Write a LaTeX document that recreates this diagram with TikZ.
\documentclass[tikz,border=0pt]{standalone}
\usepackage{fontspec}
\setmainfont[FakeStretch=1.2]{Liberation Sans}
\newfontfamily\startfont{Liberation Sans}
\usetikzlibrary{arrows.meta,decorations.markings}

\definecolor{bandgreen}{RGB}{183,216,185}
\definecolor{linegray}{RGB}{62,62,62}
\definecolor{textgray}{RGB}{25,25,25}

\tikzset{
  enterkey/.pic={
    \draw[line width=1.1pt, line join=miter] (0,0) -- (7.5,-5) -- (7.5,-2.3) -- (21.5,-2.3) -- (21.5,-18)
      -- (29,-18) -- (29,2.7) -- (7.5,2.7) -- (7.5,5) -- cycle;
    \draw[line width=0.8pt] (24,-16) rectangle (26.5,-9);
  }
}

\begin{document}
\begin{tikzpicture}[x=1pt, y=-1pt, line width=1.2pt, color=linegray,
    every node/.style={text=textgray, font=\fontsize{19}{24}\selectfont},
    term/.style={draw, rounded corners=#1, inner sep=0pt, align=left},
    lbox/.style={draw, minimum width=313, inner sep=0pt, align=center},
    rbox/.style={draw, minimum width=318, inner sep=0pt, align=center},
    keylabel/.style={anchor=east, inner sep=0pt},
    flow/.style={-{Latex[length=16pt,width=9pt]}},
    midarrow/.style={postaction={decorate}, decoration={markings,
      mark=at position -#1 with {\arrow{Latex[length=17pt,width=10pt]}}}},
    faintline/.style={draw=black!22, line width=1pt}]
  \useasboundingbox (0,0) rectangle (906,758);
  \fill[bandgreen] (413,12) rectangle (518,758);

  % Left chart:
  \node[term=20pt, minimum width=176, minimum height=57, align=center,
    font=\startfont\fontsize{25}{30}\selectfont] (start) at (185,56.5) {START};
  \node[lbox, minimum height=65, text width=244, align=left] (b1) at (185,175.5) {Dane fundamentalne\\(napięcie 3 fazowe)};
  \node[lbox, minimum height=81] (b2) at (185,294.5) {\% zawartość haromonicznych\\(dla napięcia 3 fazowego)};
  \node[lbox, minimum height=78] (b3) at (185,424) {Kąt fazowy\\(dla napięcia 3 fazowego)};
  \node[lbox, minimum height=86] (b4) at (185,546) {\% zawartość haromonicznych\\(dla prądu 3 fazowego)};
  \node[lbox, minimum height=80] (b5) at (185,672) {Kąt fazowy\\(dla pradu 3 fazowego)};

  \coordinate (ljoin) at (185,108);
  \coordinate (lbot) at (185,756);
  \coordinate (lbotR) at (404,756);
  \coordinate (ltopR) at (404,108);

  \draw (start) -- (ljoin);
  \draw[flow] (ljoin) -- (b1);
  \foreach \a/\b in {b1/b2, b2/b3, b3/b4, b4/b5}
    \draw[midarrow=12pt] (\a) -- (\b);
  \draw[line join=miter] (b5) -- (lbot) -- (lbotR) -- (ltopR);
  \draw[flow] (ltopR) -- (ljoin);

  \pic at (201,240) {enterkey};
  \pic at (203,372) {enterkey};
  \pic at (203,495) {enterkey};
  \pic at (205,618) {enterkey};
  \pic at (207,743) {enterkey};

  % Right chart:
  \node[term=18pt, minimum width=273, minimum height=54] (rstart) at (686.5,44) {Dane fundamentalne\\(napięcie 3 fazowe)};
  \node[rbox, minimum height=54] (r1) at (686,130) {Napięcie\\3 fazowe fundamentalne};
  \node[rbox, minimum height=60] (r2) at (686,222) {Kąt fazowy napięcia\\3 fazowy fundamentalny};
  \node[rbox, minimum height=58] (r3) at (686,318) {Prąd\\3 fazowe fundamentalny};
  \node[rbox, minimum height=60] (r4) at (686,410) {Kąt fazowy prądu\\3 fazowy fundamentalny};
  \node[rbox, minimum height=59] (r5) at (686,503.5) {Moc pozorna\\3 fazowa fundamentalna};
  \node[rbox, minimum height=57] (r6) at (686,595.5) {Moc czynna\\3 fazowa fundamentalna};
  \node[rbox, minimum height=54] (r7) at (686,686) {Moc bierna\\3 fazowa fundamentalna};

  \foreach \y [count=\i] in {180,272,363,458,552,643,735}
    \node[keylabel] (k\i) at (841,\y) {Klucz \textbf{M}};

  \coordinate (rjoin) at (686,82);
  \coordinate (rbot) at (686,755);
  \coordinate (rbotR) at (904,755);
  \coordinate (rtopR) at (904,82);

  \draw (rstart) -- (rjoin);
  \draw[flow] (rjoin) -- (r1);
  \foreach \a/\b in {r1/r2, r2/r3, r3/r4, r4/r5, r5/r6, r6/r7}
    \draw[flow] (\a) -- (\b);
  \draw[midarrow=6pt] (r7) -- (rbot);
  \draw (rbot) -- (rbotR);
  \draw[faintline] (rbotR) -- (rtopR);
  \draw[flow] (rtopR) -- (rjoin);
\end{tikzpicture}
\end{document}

◆ Written task
List all lines where "with" occurs.

◆ Exercise response
Write a LaTeX document that recreates this diagram with TikZ.
      mark=at position -#1 with {\arrow{Latex[length=17pt,width=10pt]}}}},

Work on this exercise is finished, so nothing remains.